Mind you, they don’t always cleanly shut games down. The recent run has brought a few too many open matches, and that keeps Wolfsburg’s hopes of nicking something alive for longer than the table suggests. But Bayern’s ability to keep churning out chances, even on a heavy schedule, is the real issue for the hosts. Vincent Kompany’s side don’t need a perfect performance to win this. They just need their usual attacking volume and a bit of composure at the back. That’s usually enough.
This fixture has been heavily one-sided for a long time, and the most recent meeting was a hammer blow for Wolfsburg. Bayern won 8-1 at home on 11 January 2026, a result that said everything about the gap between the sides when Bayern hit top gear. Before that, there was a 3-2 Bayern win in Munich in January 2025, a 3-2 away win for Bayern in Wolfsburg in August 2024, and a 2-0 Bayern victory in May 2024. Wolfsburg have simply struggled to keep pace.
The pattern goes beyond scorelines. Bayern have won seven of the last eight listed meetings and haven’t lost to Wolfsburg in the sequence provided. Wolfsburg also haven’t kept a clean sheet in any of those recent clashes, which is no surprise when Bayern are involved. There’s a familiar rhythm here: Bayern score first, Bayern control the game, and Wolfsburg spend too much of the afternoon chasing shadows. Can that change now? It’ll need a major shift in mentality, not just tactics.
We’re backing Away Win at 4/6 for this clash. If you want a few more angles around correct score tips, our correct score tips page pulls together correct score tips if you want a higher-variance angle built from match state and scoring patterns. Bayern are simply the stronger side by miles, and their away league record is the killer stat here: unbeaten on the road all season, with 13 wins from 16. Wolfsburg’s home numbers are poor enough to make this feel like a very steep hill, and the head-to-head record only piles on the pressure.

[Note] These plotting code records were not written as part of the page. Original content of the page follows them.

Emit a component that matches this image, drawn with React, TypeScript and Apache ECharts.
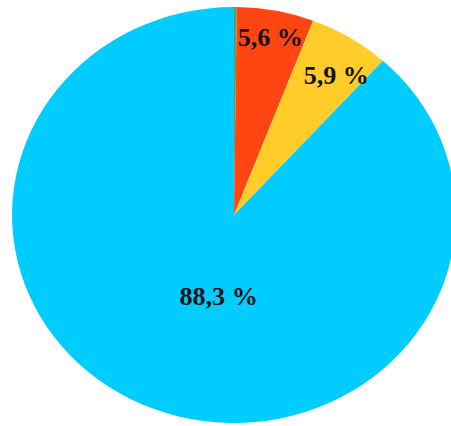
import React, { useEffect, useRef } from "react";
import * as echarts from "echarts";

const categories = ["Autre", "Catégorie A", "Catégorie B", "Catégorie C"];
const values = [0.2, 5.6, 5.9, 88.3];
const labels = ["", "5,6 %", "5,9 %", "88,3 %"];
const colors = ["#5aa05a", "#ff4512", "#ffcc2a", "#00ccff"];
const labelOffsets: [number, number][] = [[0, 0], [14, -73], [40, -48], [24, -19]];

const STRETCH = 1.067;

export default function App() {
  const ref = useRef<HTMLDivElement>(null);
  useEffect(() => {
    document.body.style.margin = "0";
    const chart = echarts.init(ref.current!, undefined, { renderer: "svg" });
    chart.setOption({
      animation: false,
      backgroundColor: "#ffffff",
      series: [
        {
          type: "pie",
          center: [219.3, 215],
          radius: [0, 208],
          startAngle: 90,
          clockwise: true,
          avoidLabelOverlap: false,
          labelLine: { show: false },
          itemStyle: { borderWidth: 0 },
          emphasis: { disabled: true },
          data: categories.map((name, i) => ({
            name,
            value: values[i],
            itemStyle: { color: colors[i] },
            label: {
              show: labels[i] !== "",
              position: "inside",
              formatter: labels[i],
              offset: labelOffsets[i],
              fontFamily: "Liberation Serif",
              fontWeight: "bold",
              fontSize: 24.5,
              color: "#141414",
            },
          })),
        },
      ],
    });
    return () => chart.dispose();
  }, []);
  return (
    <div style={{ width: 451, height: 426, overflow: "hidden" }}>
      <div
        ref={ref}
        style={{
          width: Math.round(451 / STRETCH),
          height: 426,
          transform: `scaleX(${STRETCH})`,
          transformOrigin: "0 0",
        }}
      />
    </div>
  );
}
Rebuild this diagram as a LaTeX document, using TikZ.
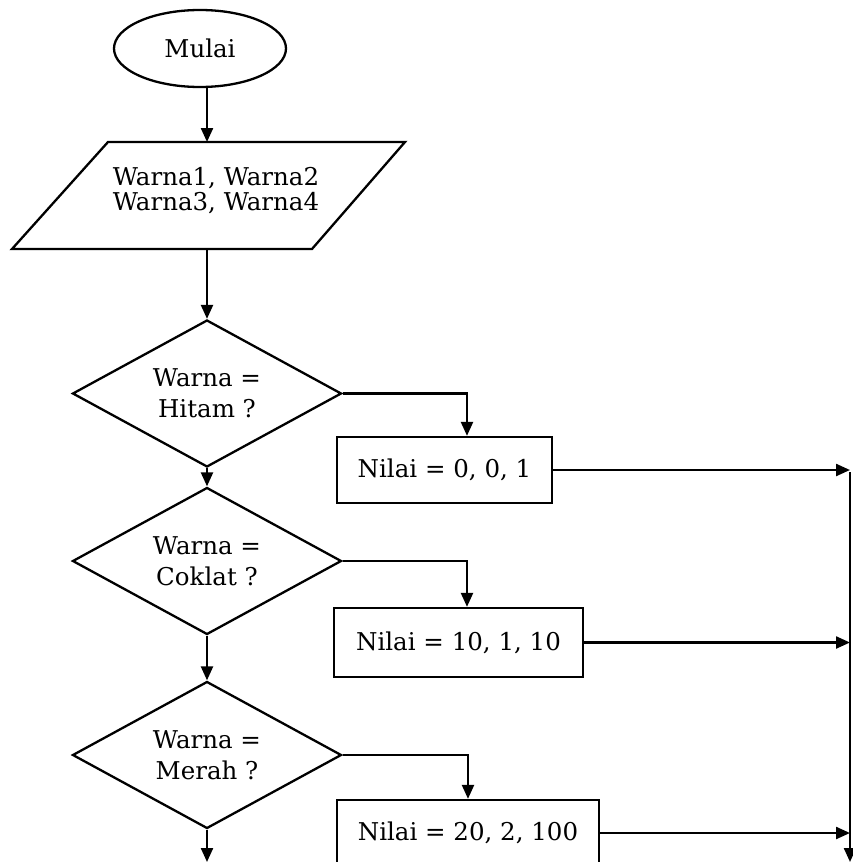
\documentclass[tikz,border=0pt]{standalone}
\usepackage{fontspec}
\setmainfont{DejaVu Serif}
\usetikzlibrary{shapes.geometric,arrows.meta}
\begin{document}
\begin{tikzpicture}[x=1pt,y=-1pt,
  line width=2.3pt,
  every node/.style={font=\fontsize{24.5}{29}\selectfont},
  arr/.style={-{Triangle[length=14pt,width=12pt]}},
  term/.style={draw,ellipse,minimum width=172pt,minimum height=77pt,inner sep=0pt},
  decide/.style={draw,diamond,aspect=1.83,minimum width=269pt,minimum height=147pt,inner sep=0pt,
    align=center,font=\fontsize{24.5}{31}\selectfont},
  proc/.style={draw,rectangle,inner sep=0pt}]
\useasboundingbox (0,0) rectangle (853,862);
\clip (0,0) rectangle (853,862);

% start
\node[term] (start) at (200,48.5) {Mulai};

% input parallelogram
\draw (108,142) -- (405,142) -- (312,249) -- (12,249) -- cycle;
\coordinate (inpN) at (207,142);
\coordinate (inpS) at (207,249);
\node[align=center,inner sep=0pt,font=\fontsize{24.5}{25}\selectfont] (inp) at (216,191)
  {Warna1, Warna2\\Warna3, Warna4};

% decisions
\node[decide] (d1) at (207,393.5) {Warna =\\Hitam ?};
\node[decide] (d2) at (207,561) {Warna =\\Coklat ?};
\node[decide] (d3) at (207,755) {Warna =\\Merah ?};

% assignments
\node[proc,minimum width=215pt,minimum height=66pt] (b1) at (444.5,470) {Nilai = 0, 0, 1};
\node[proc,minimum width=249pt,minimum height=69pt] (b2) at (458.5,642.5) {Nilai = 10, 1, 10};
\node[proc,minimum width=262pt,minimum height=66pt] (b3) at (468,833) {Nilai = 20, 2, 100};

% collector rail and loose ends
\coordinate (railtop) at (850,472);
\coordinate (railend) at (850,862);
\coordinate (flowend) at (207,862);

% main flow
\draw[arr] (start.south -| inpN) -- (inpN);
\draw[arr] (inpS) -- (d1.north);
\draw[arr] (d1.south) -- (d2.north);
\draw[arr] (d2.south) -- (d3.north);
\draw[arr] (d3.south) -- (flowend);

% branches
\draw[arr] (d1.east) -| ([xshift=22.5pt]b1.north);
\draw[arr] (d2.east) -| ([xshift=8.5pt]b2.north);
\draw[arr] (d3.east) -| (b3.north);

% outputs into the rail
\draw[arr] (b1.east) -- (b1.east -| railtop);
\draw[arr] (b2.east) -- (b2.east -| railtop);
\draw[arr] (b3.east) -- (b3.east -| railtop);
\draw[arr] (railtop) -- (railend);
\end{tikzpicture}
\end{document}
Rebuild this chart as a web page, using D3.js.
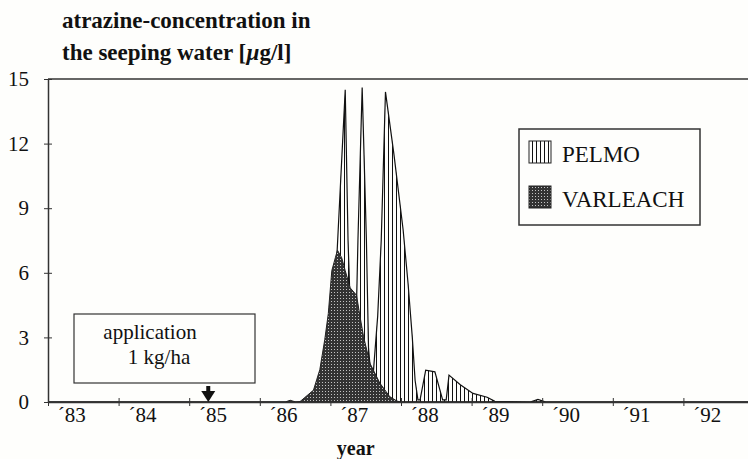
<!DOCTYPE html>
<html>
<head>
<meta charset="utf-8">
<script src="https://cdn.jsdelivr.net/npm/d3@7"></script>
<style>
  body { margin: 0; background: #fefefc; }
  svg { display: block; }
  svg text { font-family: "Liberation Serif", "Times New Roman", serif; }
</style>
</head>
<body>
<div id="chart"></div>
<script>
// values (decimal year, concentration in µg/l)
var pelmoYears = [1983.00, 1986.57, 1986.82, 1986.94, 1987.08, 1987.21, 1987.25, 1987.31, 1987.35,
                  1987.39, 1987.45, 1987.51, 1987.54, 1987.59, 1987.67, 1987.72, 1987.78, 1987.90,
                  1988.03, 1988.10, 1988.16, 1988.20, 1988.24, 1988.27, 1988.35, 1988.48, 1988.59,
                  1988.64, 1988.68, 1988.84, 1989.02, 1989.22, 1989.33, 1989.83, 1989.94, 1990.05, 1993.00];
var pelmoValues = [0, 0, 0.3, 0.6, 6.0, 14.5, 7.5, 1.5, 1.5,
                   7.5, 14.6, 7.5, 2.5, 0.6, 4.0, 7.5, 14.4, 11.5,
                   8.0, 5.5, 3.0, 1.0, 0.1, 0.1, 1.48, 1.4, 0.1,
                   0.1, 1.25, 0.8, 0.4, 0.22, 0.03, 0, 0.12, 0, 0];

var varleachYears = [1983.00, 1986.36, 1986.43, 1986.51, 1986.57, 1986.76, 1986.85, 1986.92, 1986.97,
                     1987.02, 1987.07, 1987.10, 1987.16, 1987.21, 1987.28, 1987.37, 1987.42, 1987.47,
                     1987.56, 1987.70, 1987.84, 1987.94, 1987.99, 1993.00];
var varleachValues = [0, 0, 0.08, 0, 0.02, 0.55, 1.5, 2.9, 4.1,
                      6.1, 6.7, 7.05, 6.7, 6.1, 5.3, 4.96, 3.96, 3.03,
                      1.8, 0.88, 0.25, 0.05, 0, 0];

var yearTicks = [1983, 1984, 1985, 1986, 1987, 1988, 1989, 1990, 1991, 1992];
var yTicks = [0, 3, 6, 9, 12, 15];
var applicationYear = 1985.27;

var width = 748, height = 459;
var svg = d3.select("#chart").append("svg").attr("width", width).attr("height", height);

var x = d3.scaleLinear().domain([1983, 1993]).range([48, 754]);
var y = d3.scaleLinear().domain([0, 15]).range([402, 79]);

// fill patterns
var defs = svg.append("defs");
var hatch = defs.append("pattern").attr("id", "hatch").attr("patternUnits", "userSpaceOnUse")
    .attr("width", 4).attr("height", 4);
hatch.append("rect").attr("width", 4).attr("height", 4).attr("fill", "#fefefc");
hatch.append("line").attr("x1", 0.5).attr("x2", 0.5).attr("y1", 0).attr("y2", 4)
    .attr("stroke", "#111").attr("stroke-width", 1);

var dots = defs.append("pattern").attr("id", "dots").attr("patternUnits", "userSpaceOnUse")
    .attr("width", 3).attr("height", 3);
dots.append("rect").attr("width", 3).attr("height", 3).attr("fill", "#333");
dots.append("rect").attr("x", 1).attr("y", 1).attr("width", 1).attr("height", 1).attr("fill", "#c4c4c4");

// areas
var area = d3.area()
    .x(function(d) { return x(d[0]); })
    .y0(y(0))
    .y1(function(d) { return y(d[1]); });

var pelmo = d3.zip(pelmoYears, pelmoValues);
var varleach = d3.zip(varleachYears, varleachValues);

svg.append("path").datum(pelmo).attr("d", area)
    .attr("fill", "url(#hatch)").attr("stroke", "#111").attr("stroke-width", 1.2);
svg.append("path").datum(varleach).attr("d", area)
    .attr("fill", "url(#dots)").attr("stroke", "#222").attr("stroke-width", 1);

// frame: top line and the two axes
svg.append("line").attr("x1", x(1983)).attr("x2", x(1993)).attr("y1", y(15)).attr("y2", y(15))
    .attr("stroke", "#333").attr("stroke-width", 1.5);

var yAxis = svg.append("g").attr("transform", "translate(" + x(1983) + ",0)")
    .call(d3.axisLeft(y).tickValues(yTicks).tickSizeInner(4).tickSizeOuter(0).tickPadding(15));
yAxis.selectAll(".tick line").attr("x1", -4).attr("x2", 4);

var xAxis = svg.append("g").attr("transform", "translate(0," + y(0) + ")")
    .call(d3.axisBottom(x).tickValues(yearTicks).tickSizeOuter(0).tickSizeInner(4).tickFormat(""));
xAxis.selectAll(".tick line").attr("y1", -4).attr("y2", 4);

// year labels sit a little left of the band centres in the original
var xLabels = svg.append("g").attr("transform", "translate(0," + y(0) + ")")
    .call(d3.axisBottom(x).tickValues(yearTicks.map(function(d) { return d + 0.5; }))
        .tickSize(0).tickPadding(5)
        .tickFormat(function(d) { return "\u00b4" + String(Math.floor(d)).slice(2); }));
xLabels.select(".domain").remove();
xLabels.selectAll(".tick text").attr("dx", -12);

svg.selectAll(".domain").attr("stroke", "#333").attr("stroke-width", 1.5);
svg.selectAll(".tick line").attr("stroke", "#333");
svg.selectAll(".tick text").attr("font-size", 21).attr("fill", "#111");

// titles
var title = svg.append("text").attr("font-weight", "bold").attr("font-size", 23).attr("fill", "#111");
title.append("tspan").attr("x", 62).attr("y", 28).text("atrazine-concentration in");
title.append("tspan").attr("x", 62).attr("y", 60).text("the seeping water [");
title.append("tspan").attr("font-style", "italic").text("\u00b5");
title.append("tspan").text("g/l]");

svg.append("text").attr("x", x(1987.5) - 10).attr("y", 455).attr("text-anchor", "middle")
    .attr("font-weight", "bold").attr("font-size", 20).attr("fill", "#111").text("year");

// legend
var legend = svg.append("g");
legend.append("rect").attr("x", 519).attr("y", 129).attr("width", 181).attr("height", 96)
    .attr("fill", "none").attr("stroke", "#333").attr("stroke-width", 1.5);
var legendItems = [["PELMO", "url(#hatch)"], ["VARLEACH", "url(#dots)"]];
legend.selectAll(".item").data(legendItems).enter().append("g")
    .each(function(d, i) {
        var g = d3.select(this);
        g.append("rect").attr("x", 529).attr("y", 141 + i * 45).attr("width", 22).attr("height", 22)
            .attr("fill", d[1]).attr("stroke", "#222").attr("stroke-width", 1);
        g.append("text").attr("x", 562).attr("y", 162 + i * 45).attr("font-size", 23)
            .attr("fill", "#111").text(d[0]);
    });

// application note
svg.append("rect").attr("x", 74).attr("y", 314).attr("width", 181).attr("height", 69)
    .attr("fill", "#fefefc").attr("stroke", "#333").attr("stroke-width", 1.2);
svg.append("text").attr("x", 150).attr("y", 339).attr("text-anchor", "middle")
    .attr("font-size", 21).attr("fill", "#111").text("application");
svg.append("text").attr("x", 159).attr("y", 364).attr("text-anchor", "middle")
    .attr("font-size", 21).attr("fill", "#111").text("1 kg/ha");

var ax = x(applicationYear);
svg.append("rect").attr("x", ax - 2).attr("y", 386).attr("width", 4).attr("height", 8).attr("fill", "#111");
svg.append("path").attr("d", "M" + (ax - 7) + ",391L" + (ax + 7) + ",391L" + ax + ",402Z").attr("fill", "#111");
</script>
</body>
</html>
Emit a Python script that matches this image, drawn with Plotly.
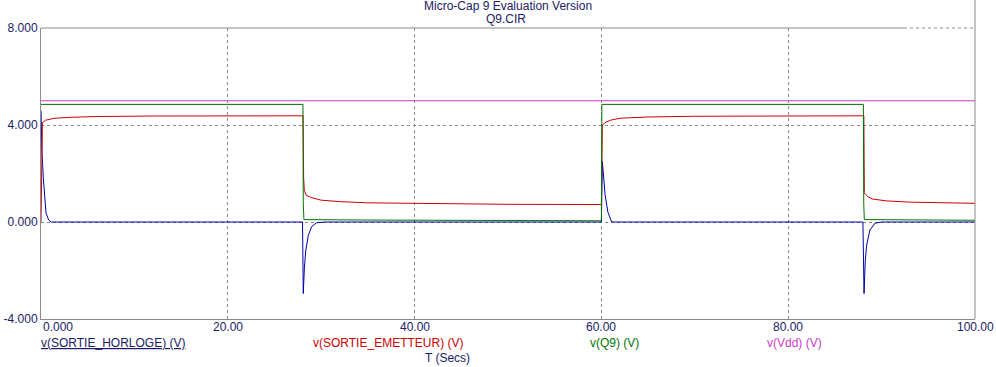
import plotly.graph_objects as go

# ---------------- data ----------------
t_horloge = [0, 0.1, 0.25, 0.4, 0.54, 0.82, 1.1, 28.0, 28.08, 28.2, 28.34, 28.62, 28.98, 29.5, 30.5,
             60.0, 60.1, 60.4, 60.7, 61.1, 88.0, 88.12, 88.25, 88.4, 88.75, 89.3, 90.0, 100.0]
v_horloge = [4.6, 2.9, 1.8, 0.84, 0.37, 0.08, 0.0, 0.0, -2.95, -1.9, -1.2, -0.55, -0.19, -0.03, 0.0,
             0.0, 2.5, 1.1, 0.4, 0.0, 0.0, -2.95, -1.6, -0.95, -0.33, -0.05, 0.0, 0.0]

t_emetteur = [0, 0.15, 0.5, 1.5, 3.3, 6, 12, 28.05, 28.12, 28.2, 28.4, 29.0, 30.0, 32, 35, 40, 50,
              60.0, 60.1, 60.5, 61, 62, 65, 70, 88.1, 88.15, 88.5, 89.0, 90.5, 93, 96, 100]
v_emetteur = [0.0, 4.1, 4.2, 4.28, 4.32, 4.35, 4.37, 4.38, 1.8, 1.3, 1.1, 1.0, 0.9, 0.84, 0.79, 0.76, 0.73,
              0.72, 4.0, 4.12, 4.2, 4.28, 4.33, 4.36, 4.38, 1.2, 1.05, 0.95, 0.87, 0.82, 0.79, 0.77]

t_q9 = [0, 28.05, 28.08, 28.15, 35, 60.0, 60.05, 88.05, 88.09, 88.15, 100]
v_q9 = [4.85, 4.85, 0.75, 0.1, 0.08, 0.05, 4.85, 4.85, 0.75, 0.1, 0.07]

t_vdd = [0, 100]
v_vdd = [5.0, 5.0]

x_ticks = [0, 20, 40, 60, 80, 100]
x_ticktext = ["0.000", "20.00", "40.00", "60.00", "80.00", "100.00"]
y_ticks = [-4, 0, 4, 8]
y_ticktext = ["-4.000", "0.000", "4.000", "8.000"]

series_names = ["v(SORTIE_HORLOGE) (V)", "v(SORTIE_EMETTEUR) (V)", "v(Q9) (V)", "v(Vdd) (V)"]
title_lines = ["Micro-Cap 9 Evaluation Version", "Q9.CIR"]
x_title = "T (Secs)"

# ---------------- style ----------------
W, H = 996, 367
L, R, T, B = 41, 975, 28, 319
FONT = "Liberation Sans, Arial, sans-serif"
NAVY = "#1a1a66"
GRID = "#8a8a8a"
c_blue, c_red, c_green, c_mag = "#0000a8", "#cc0000", "#007400", "#cc3acc"


def px(xp):
    return (xp - L) / (R - L)


def py(yp):
    return (B - yp) / (B - T)


fig = go.Figure()
for tx, vy, col, name in [(t_horloge, v_horloge, c_blue, series_names[0]),
                          (t_emetteur, v_emetteur, c_red, series_names[1]),
                          (t_q9, v_q9, c_green, series_names[2]),
                          (t_vdd, v_vdd, c_mag, series_names[3])]:
    fig.add_trace(go.Scatter(x=tx, y=vy, mode="lines", name=name,
                             line=dict(color=col, width=1), showlegend=False,
                             hoverinfo="skip"))

annotations = []
# x tick labels
for i, (xv, txt) in enumerate(zip(x_ticks, x_ticktext)):
    annotations.append(dict(x=xv, y=py(327.5), xref="x", yref="paper", text=txt,
                            showarrow=False, xanchor="left" if i == 0 else "center",
                            xshift=2 if i == 0 else 0,
                            yanchor="middle", font=dict(family=FONT, size=12, color=NAVY),
                            borderpad=0, borderwidth=0))
# title lines
annotations.append(dict(x=px(508), y=py(5.5), xref="paper", yref="paper", text=title_lines[0],
                        showarrow=False, xanchor="center", yanchor="middle",
                        font=dict(family=FONT, size=12, color=NAVY), borderpad=0, borderwidth=0))
annotations.append(dict(x=px(506), y=py(19), xref="paper", yref="paper", text=title_lines[1],
                        showarrow=False, xanchor="center", yanchor="middle",
                        font=dict(family=FONT, size=12, color=NAVY), borderpad=0, borderwidth=0))
# series labels
lab_pos = [(41, "<u>%s</u>" % series_names[0], NAVY),
           (313, series_names[1], c_red),
           (590, series_names[2], c_green),
           (767, series_names[3], c_mag)]
for xp, txt, col in lab_pos:
    annotations.append(dict(x=px(xp), y=py(343), xref="paper", yref="paper", text=txt,
                            showarrow=False, xanchor="left", yanchor="middle",
                            font=dict(family=FONT, size=12, color=col), borderpad=0, borderwidth=0))
annotations.append(dict(x=px(425), y=py(358), xref="paper", yref="paper", text=x_title,
                        showarrow=False, xanchor="left", yanchor="middle",
                        font=dict(family=FONT, size=12, color=NAVY), borderpad=0, borderwidth=0))

shapes = [
    dict(type="line", xref="paper", yref="paper", x0=0, x1=px(904), y0=1, y1=1,
         line=dict(color=GRID, width=1)),
    dict(type="line", xref="paper", yref="paper", x0=px(904), x1=1, y0=1, y1=1,
         line=dict(color=GRID, width=1, dash="3px,3px")),
    dict(type="line", xref="paper", yref="paper", x0=1, x1=1, y0=0, y1=py(0),
         line=dict(color=GRID, width=1)),
]

fig.update_layout(
    width=W, height=H,
    margin=dict(l=L, r=W - R, t=T, b=H - B, pad=0, autoexpand=False),
    paper_bgcolor="white", plot_bgcolor="white",
    font=dict(family=FONT, size=12, color=NAVY),
    xaxis=dict(range=[0, 100], tickvals=x_ticks, showticklabels=False, ticks="",
               showgrid=True, gridcolor=GRID, gridwidth=1, griddash="3px,3px",
               zeroline=False, showline=True, linecolor=GRID, linewidth=1, automargin=False),
    yaxis=dict(range=[-4, 8], tickvals=y_ticks, ticktext=y_ticktext, ticks="",
               tickfont=dict(family=FONT, size=12, color=NAVY),
               showgrid=True, gridcolor=GRID, gridwidth=1, griddash="3px,3px",
               zeroline=False, showline=True, linecolor=GRID, linewidth=1, automargin=False),
    annotations=annotations,
    shapes=shapes,
    showlegend=False,
)

fig.write_html("out.html")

There is one wrinkle, of course. Bayern have conceded in plenty of recent games, so Wolfsburg shouldn’t be written off from scoring once. That’s why 1-2 appeals as the correct score. Bayern look far more likely to create the better chances and win the big moments, but Wolfsburg should have enough about them to nick a goal at home. If you wanted a slightly more cautious angle, Bayern to win and both teams to score has a decent case.